Government officials did not react to a request for comment. But Laszlo L. Simon, a member of Orban's FIDESZ party and the head of parliament's Cultural and Media Committee, told the state news agency MTI Wednesday that the foreign criticism was a "European circus," stoked by the continent's Socialist parties.

Orban sailed into power again seven months ago after defeating an unpopular Socialist government with a more than two-thirds majority.

Critics have accused him of seeking a one-party system, particularly after he said this year that he envisions Hungary being run by a "major ruling party, a centrally dominated political power capable of tackling national issues" without the distractions of "constant (political) debate."

Insiders, meanwhile, say that senior officials of the European Commission — the EU government — are extremely displeased both with Orban's deeds and defiant words.

Laszlo Kovacs, the EU's former commissioner for taxation and customs union, says that former colleagues "were privately very critical" during his recent visit to the Belgian capital, which is also the EU's headquarters.

"The general tone was that 'the Hungarian government should refrain from sending arrogant messages to Brussels,'" says Kovacs, who has served as Hungarian foreign minister and is now deputy head of the opposition Socialist party.

Major European newspapers are less circumspect.

"What can Orban, shackler of the media, say about human rights and media freedoms in Belarus, in Russia, in China and elsewhere?" wrote the German daily "Frankfurter Rundschau." ''He can't say a thing, he can't even utter a peep."

Disappointment within the EU is palpable considering Hungary's past.

It was the most liberal of all Soviet bloc nations, and hastened the fall of the Iron Curtain by permitting hundreds of thousands of East Germans to use it as the conduit to the West in 1989. That bold move hastened the fall of the Iron Curtain by emboldening citizens elsewhere in communist East Europe to press for change.

In the immediate post-communist years, it was the East European nation that appeared most eager to adopt the political and economic norms of the free world and was among the first former Soviet bloc countries to join two of the West's key pillars, the EU and NATO.

But such accomplishments are being eclipsed by concern over Hungary's suitability to serve as EU president, a position meant as a beacon of democracy and free-market economic principles.

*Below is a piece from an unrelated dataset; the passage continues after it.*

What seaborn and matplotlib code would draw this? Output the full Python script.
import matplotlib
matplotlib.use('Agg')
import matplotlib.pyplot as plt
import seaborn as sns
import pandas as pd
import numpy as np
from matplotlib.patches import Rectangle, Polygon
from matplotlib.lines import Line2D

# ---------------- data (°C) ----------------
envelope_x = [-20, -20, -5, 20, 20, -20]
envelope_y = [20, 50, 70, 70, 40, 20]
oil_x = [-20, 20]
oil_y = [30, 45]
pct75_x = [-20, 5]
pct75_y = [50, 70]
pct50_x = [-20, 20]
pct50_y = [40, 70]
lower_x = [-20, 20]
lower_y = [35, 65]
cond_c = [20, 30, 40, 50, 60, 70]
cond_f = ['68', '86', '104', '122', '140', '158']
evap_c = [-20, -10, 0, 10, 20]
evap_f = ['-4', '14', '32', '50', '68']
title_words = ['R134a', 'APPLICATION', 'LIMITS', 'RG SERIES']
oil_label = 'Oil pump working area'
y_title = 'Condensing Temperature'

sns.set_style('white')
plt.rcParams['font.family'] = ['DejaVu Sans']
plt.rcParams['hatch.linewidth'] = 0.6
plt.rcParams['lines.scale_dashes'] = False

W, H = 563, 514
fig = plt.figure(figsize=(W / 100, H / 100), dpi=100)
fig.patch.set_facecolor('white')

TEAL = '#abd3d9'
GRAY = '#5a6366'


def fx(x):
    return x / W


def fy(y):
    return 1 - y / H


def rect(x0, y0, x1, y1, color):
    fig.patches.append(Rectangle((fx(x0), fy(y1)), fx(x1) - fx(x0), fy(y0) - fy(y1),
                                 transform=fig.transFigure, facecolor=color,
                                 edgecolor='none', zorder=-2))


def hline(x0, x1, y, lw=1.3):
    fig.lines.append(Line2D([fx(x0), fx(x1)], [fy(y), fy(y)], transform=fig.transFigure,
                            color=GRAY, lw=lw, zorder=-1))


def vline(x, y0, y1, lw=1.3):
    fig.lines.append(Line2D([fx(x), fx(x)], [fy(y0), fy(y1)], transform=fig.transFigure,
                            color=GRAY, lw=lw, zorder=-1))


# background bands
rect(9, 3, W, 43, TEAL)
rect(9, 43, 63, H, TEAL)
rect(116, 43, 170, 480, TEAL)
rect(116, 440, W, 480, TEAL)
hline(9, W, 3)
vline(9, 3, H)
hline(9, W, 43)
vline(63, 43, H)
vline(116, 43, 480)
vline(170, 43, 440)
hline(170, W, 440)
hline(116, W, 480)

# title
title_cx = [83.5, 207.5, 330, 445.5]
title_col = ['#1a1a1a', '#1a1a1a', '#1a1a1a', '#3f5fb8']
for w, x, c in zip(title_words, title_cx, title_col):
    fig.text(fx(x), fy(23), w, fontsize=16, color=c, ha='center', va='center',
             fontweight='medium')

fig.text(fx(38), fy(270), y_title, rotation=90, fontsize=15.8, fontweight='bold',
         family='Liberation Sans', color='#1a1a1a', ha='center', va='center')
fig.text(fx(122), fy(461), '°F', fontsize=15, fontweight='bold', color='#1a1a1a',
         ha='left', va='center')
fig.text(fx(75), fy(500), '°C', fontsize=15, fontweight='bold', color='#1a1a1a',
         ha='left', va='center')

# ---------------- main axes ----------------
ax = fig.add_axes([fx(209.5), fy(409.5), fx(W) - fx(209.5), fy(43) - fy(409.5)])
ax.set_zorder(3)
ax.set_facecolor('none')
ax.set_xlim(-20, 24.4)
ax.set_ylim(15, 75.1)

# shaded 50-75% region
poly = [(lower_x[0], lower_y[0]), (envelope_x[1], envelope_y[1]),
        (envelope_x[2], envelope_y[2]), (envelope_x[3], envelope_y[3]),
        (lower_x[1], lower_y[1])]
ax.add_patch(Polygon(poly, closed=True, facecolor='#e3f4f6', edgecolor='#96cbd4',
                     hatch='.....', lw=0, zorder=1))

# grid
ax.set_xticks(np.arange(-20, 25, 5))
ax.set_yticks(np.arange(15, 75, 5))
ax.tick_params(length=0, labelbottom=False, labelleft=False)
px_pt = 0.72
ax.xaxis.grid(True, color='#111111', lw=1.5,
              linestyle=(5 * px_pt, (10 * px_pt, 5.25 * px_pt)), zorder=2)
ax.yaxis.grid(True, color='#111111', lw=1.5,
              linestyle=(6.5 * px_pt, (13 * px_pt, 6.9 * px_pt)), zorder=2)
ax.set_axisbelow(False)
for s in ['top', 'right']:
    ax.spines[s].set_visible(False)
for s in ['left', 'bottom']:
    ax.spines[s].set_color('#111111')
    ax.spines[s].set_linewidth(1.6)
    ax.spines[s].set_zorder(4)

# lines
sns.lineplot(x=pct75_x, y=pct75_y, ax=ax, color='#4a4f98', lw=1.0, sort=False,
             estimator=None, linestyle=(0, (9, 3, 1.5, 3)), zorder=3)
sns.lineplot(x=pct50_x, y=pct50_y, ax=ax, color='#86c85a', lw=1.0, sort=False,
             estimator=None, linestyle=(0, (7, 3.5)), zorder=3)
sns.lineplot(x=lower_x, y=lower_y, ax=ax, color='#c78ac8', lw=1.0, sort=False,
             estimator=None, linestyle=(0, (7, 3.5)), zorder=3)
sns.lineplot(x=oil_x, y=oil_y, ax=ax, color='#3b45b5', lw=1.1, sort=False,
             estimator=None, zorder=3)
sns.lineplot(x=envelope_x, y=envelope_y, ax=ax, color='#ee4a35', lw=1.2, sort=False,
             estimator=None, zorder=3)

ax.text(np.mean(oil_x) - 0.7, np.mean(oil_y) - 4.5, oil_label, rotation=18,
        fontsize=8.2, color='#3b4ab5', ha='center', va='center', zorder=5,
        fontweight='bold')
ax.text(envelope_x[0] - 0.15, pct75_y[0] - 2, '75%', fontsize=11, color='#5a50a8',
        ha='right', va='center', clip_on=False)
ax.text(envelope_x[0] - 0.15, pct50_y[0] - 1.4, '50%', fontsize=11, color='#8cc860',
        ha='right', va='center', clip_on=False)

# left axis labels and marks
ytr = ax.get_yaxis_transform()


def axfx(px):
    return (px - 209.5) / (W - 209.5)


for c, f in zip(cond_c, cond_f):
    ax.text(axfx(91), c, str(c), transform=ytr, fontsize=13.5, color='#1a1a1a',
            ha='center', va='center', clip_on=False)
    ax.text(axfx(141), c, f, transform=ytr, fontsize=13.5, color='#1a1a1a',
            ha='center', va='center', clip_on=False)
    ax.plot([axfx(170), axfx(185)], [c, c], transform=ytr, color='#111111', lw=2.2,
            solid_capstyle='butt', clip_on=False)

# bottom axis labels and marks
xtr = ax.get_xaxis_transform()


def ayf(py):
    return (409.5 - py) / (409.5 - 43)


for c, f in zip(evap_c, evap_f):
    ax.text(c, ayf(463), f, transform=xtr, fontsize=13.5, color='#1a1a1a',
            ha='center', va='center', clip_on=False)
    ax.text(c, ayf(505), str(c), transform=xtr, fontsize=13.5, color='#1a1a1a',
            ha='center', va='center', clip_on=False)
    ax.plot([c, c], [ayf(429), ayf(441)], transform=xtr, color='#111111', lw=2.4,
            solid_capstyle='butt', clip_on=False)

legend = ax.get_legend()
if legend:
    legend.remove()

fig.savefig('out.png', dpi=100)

The push on citizens to shift their pensions from private to state plans could result in access to more than 10 billion euros ($14 billion) to cut the budget deficit without having to enact unpopular structural reforms and cost cutting measures.

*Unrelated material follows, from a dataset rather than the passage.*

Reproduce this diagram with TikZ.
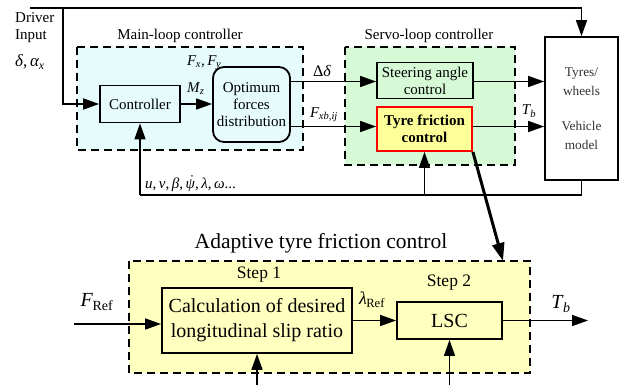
\documentclass[tikz,border=0pt]{standalone}
\usepackage{fontspec}
\setmainfont{Liberation Serif}
\usetikzlibrary{arrows.meta,calc}

\definecolor{mainfill}{HTML}{E6FCFC}
\definecolor{servofill}{HTML}{D6FAD6}
\definecolor{tfcfill}{HTML}{FFFF99}
\definecolor{atfill}{HTML}{FFFFC0}
\definecolor{tfcred}{HTML}{FF0000}

% italic symbol and italic/upright subscripts set in the text font
\newcommand\vi[1]{\textit{#1}}
\newcommand\sbi[1]{\textsubscript{\kern-0.5pt\textit{#1}}}
\newcommand\sbr[1]{\textsubscript{\kern-0.5pt #1}}
% psi with a dot above (time derivative)
\newcommand\psidot{{\ooalign{\vi{ψ}\cr\hidewidth\raisebox{0.22em}{\kern0.12em\vi{˙}}\hidewidth\cr}}}

\tikzset{
  wire/.style={line width=1.6pt},
  sig/.style={line width=1.6pt, -{Triangle[length=16pt,width=11pt]}},
  bigsig/.style={line width=3pt, -{Triangle[length=18pt,width=12pt]}},
  frame/.style={line width=2pt, dash pattern=on 8pt off 5pt},
  blk/.style={draw, line width=1.8pt, inner sep=0pt, align=center},
  small/.style={font=\fontsize{15}{17}\selectfont},
  large/.style={font=\fontsize{20}{25}\selectfont},
  title/.style={font=\fontsize{21.5}{25}\selectfont},
}

\begin{document}
\begin{tikzpicture}[x=1pt,y=-1pt]
\useasboundingbox (0,0) rectangle (626,385);

% ---------- dashed frames ----------
\draw[frame, fill=mainfill] (77,47) rectangle (303,150);
\draw[frame, fill=servofill] (345,47) rectangle (515,165);
\draw[frame, fill=atfill] (129,261) rectangle (530,373);

% ---------- frame titles ----------
\node[small] (tmain) at (180,36) {Main-loop controller};
\node[small] (tservo) at (429,36) {Servo-loop controller};
\node[title] (tat) at (321,243) {Adaptive tyre friction control};
\node[font=\fontsize{17.5}{20}\selectfont] (st1) at (259,275) {Step 1};
\node[font=\fontsize{17.5}{20}\selectfont] (st2) at (449,283) {Step 2};

% ---------- label partly behind the distribution block ----------
\node[small, anchor=west, inner sep=0pt] (lfxy) at (187,63) {\vi{F}\sbi{x},\,\vi{F}\sbi{y}};

% ---------- blocks ----------
\node[blk, small, fill=mainfill, minimum width=80pt, minimum height=37pt] (ctrl) at (140,104) {Controller};
\node[blk, small, fill=mainfill, rounded corners=11pt, minimum width=77pt, minimum height=75pt] (opt)
      at (251.5,104.5) {Optimum\\forces\\distribution};
\node[blk, small, fill=servofill, minimum width=96pt, minimum height=36pt] (steer) at (425,80.5) {Steering angle\\control};
\node[blk, draw=tfcred, fill=tfcfill, minimum width=95pt, minimum height=44pt,
      font=\fontsize{15}{17}\selectfont\bfseries] (tfc) at (424.5,129) {Tyre friction\\control};
\node[blk, fill=white, minimum width=73pt, minimum height=143pt, text=black!80,
      font=\fontsize{13.3}{18.5}\selectfont] (veh) at (581.5,108.5) {Tyres/\\wheels\\[17pt]Vehicle\\model};
\node[blk, large, fill=atfill, minimum width=190pt, minimum height=65pt] (calc) at (257,320.5)
      {Calculation of desired\\longitudinal slip ratio};
\node[blk, large, fill=atfill, minimum width=105pt, minimum height=37pt] (lsc) at (449.5,320.5) {LSC};

% ---------- driver input ----------
\node[small, anchor=north west, align=left, inner sep=0pt] (drv) at (15,12) {Driver\\Input};
\node[font=\fontsize{17}{20}\selectfont, anchor=west, inner sep=0pt] (drvsym) at (15,62) {\vi{δ},\,\vi{α}\sbi{x}};

\coordinate (din) at (30,8);
\coordinate (dbr) at (63,8);
\draw[wire] (din) -- (veh.north |- din);
\draw[sig] (veh.north |- din) -- (veh.north);
\draw[sig] (dbr) |- (ctrl.west);

% ---------- main loop signals ----------
\draw[sig] (ctrl.east) -- (opt.west |- ctrl.east);
\node[small, anchor=west, inner sep=0pt] (lmz) at (187,89) {\vi{M}\sbi{z}};

\coordinate (yd) at (0,81.5);
\coordinate (yf) at (0,126.5);
\draw[sig] (opt.east |- yd) -- (steer.west |- yd);
\draw[sig] (opt.east |- yf) -- (tfc.west |- yf);
\node[font=\fontsize{16}{18}\selectfont] (ldd) at (322,71) {Δ\vi{δ}};
\node[small] (lfxb) at (324,115) {\vi{F}\sbi{xb,ij}};

\draw[sig] (steer.east |- yd) -- (veh.west |- yd);
\draw[sig] (tfc.east |- yf) -- (veh.west |- yf);
\node[small] (ltb) at (529,111) {\vi{T}\sbi{b}};

% ---------- feedback ----------
\coordinate (fb) at (0,195);
\draw[wire] (veh.south) -- (veh.south |- fb) -- (ctrl.south |- fb);
\draw[sig] (ctrl.south |- fb) -- (ctrl.south);
\draw[sig] (tfc.south |- fb) -- (tfc.south);
\node[small, anchor=west, inner sep=0pt] (lfb) at (145,185)
      {\vi{u},\,\vi{v},\,\vi{β},\,\psidot,\,\vi{λ},\,\vi{ω}...};

% ---------- zoom into tyre friction control ----------
\coordinate (zt) at (503,261);
\draw[bigsig] (tfc.south east) -- (zt);

% ---------- adaptive tyre friction control ----------
\coordinate (fin) at (74,324);
\draw[sig] (fin) -- (calc.west |- fin);
\node[large] (lfref) at (97,302) {\vi{F}\sbr{Ref}};

\draw[sig] (calc.east) -- (lsc.west);
\node[font=\fontsize{18}{20}\selectfont] (llref) at (372,300) {\vi{λ}\sbr{Ref}};

\coordinate (tout) at (588,320.5);
\draw[sig] (lsc.east) -- (tout);
\node[large] (ltb2) at (561,304) {\vi{T}\sbi{b}};

\coordinate (cin) at (257,385);
\coordinate (lin) at (449.5,385);
\draw[sig] (cin) -- (calc.south);
\draw[sig] (lin) -- (lsc.south);
\end{tikzpicture}
\end{document}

Economists and EU experts say that such tough measures are needed. But Orban seeks to avoid them so as not to stir popular discontent in a country where one in three are below the poverty line and millions are fighting default on debts denominated in Swiss francs or other strong foreign currencies.

So in another unorthodox move to raise revenues as it fights to reduce government debt — at about 80 percent of the GDP the highest in the region — his government has imposed windfall taxes on banks and telecommunications companies and other enterprises, most of them foreign owned.

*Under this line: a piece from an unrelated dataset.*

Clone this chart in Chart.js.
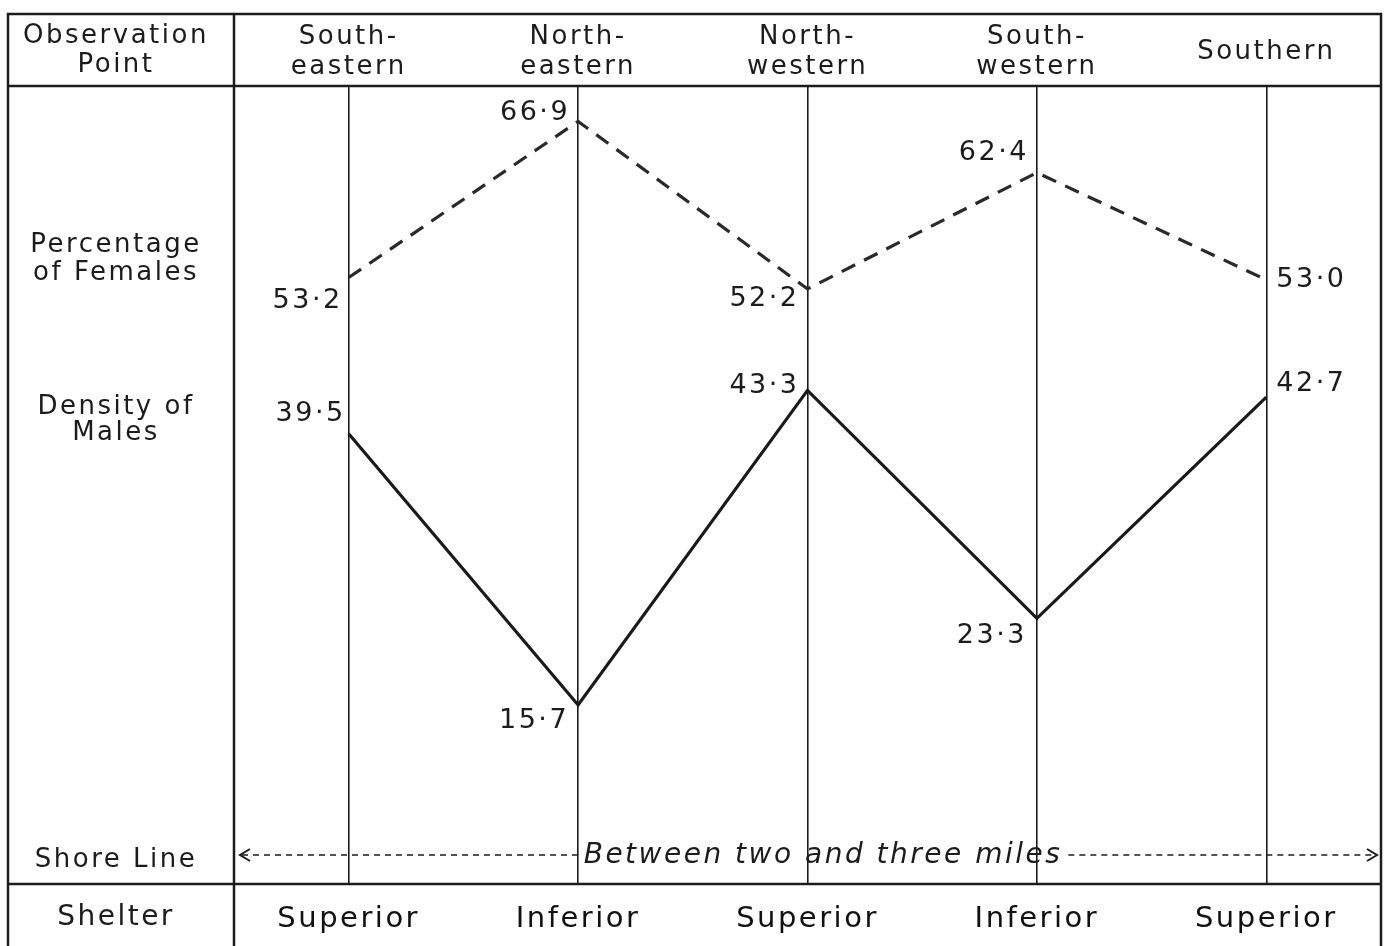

The companies affected have cried foul, claiming discrimination in a letter to the EU Commission. The pension scheme, meanwhile, has added to foreign skepticism about Hungary's commitment to enact sound economic measures, with the credit rating agency Fitch recently downgrading the nation's foreign currency credit rating to just above junk status, shortly after a downgrade from Moody's.

Some moves of the Orban government — like the windfall tax on mostly foreign companies — could be contested as discriminatory at the European court of Justice, Kovacs said, while the media law could also be challenged as violating the EU Treaty and its Charter of Rights.

"Ultimately they will not be able to defeat Brussels," Kovacs said of the Orban government.

Some of the shine is also fading from Orban back home, with a poll conducted by the Median organization early this month showing 48 percent of 1,200 respondents saying that the country was moving in the wrong direction, compared to 39 percent two months before. The survey had a margin of error between 2 and 5 percentage points.

Still, Orban's moves continue to play well among most supporters receptive to his nationalist message of Hungarians first, ready to embrace his view that foreign companies think of little else than profit margins and looking first and foremost for a firm hand to lead the country.

"Of course some of Orban's moves have hurt our image abroad," said taxi driver Gyula Toth, 50. "But he needs to set his course — you cannot rebuild what the Socialists wrecked over eight years without bashing some heads.

"They know better what needs to be done than we do, and we elected them."

Associated Press writers Juergen Baetz in Berlin, Balazs Szladek in Budapest and Veronika Oleksyn in Vienna contributed to this report.

Saturday, January 1, 2011

Read No Evil

The Hungarian government passed a law that increases government control of all media outlets on December 20th, 2010.

"The new National Media and Communications Authority (NMHH), dominated by the people loyal to the ruling Fidesz party, will oversee all public news production and its powers will include levying big fines on private media that violate the law." Reuters

The Fidesz party won a two-thirds parliament majority in April 2010, and put its own people into key positions such as the head of the NMHH and state audit office. Prime Minister Orban Viktor also striped powers from the country's Supreme Court. The law passed with 256 votes (87 against) and no one absent.
Prime Minister Orbán Viktor

Critics claim the law does not clearly outline what news sources need to do to be in compliance. Earlier this week 1500 people demonstrated in Budapest against the law. The Luxembourg Foreign Minister Jean Asselborn said, "The plans clearly violate the spirit and letter of the EU treaties. It's a direct danger for democracy," in an interview with Reuters.

On January 1st, 2011, Hungary takes the position as president of the European Union until June 1st, 2011 as part of the rotating position. This will be Hungary's first time leading the EU since it became a member in 2004. Asselborn stated that due to this law, he is concerned if Hungary is worthy of leading the EU.

The European Commission is investigating the law. Human rights commissioner of Germany, Markus Loening, is urging Hungary to rethink it, and telling all EU members to, "stand up for the freedom of press and actively protect it."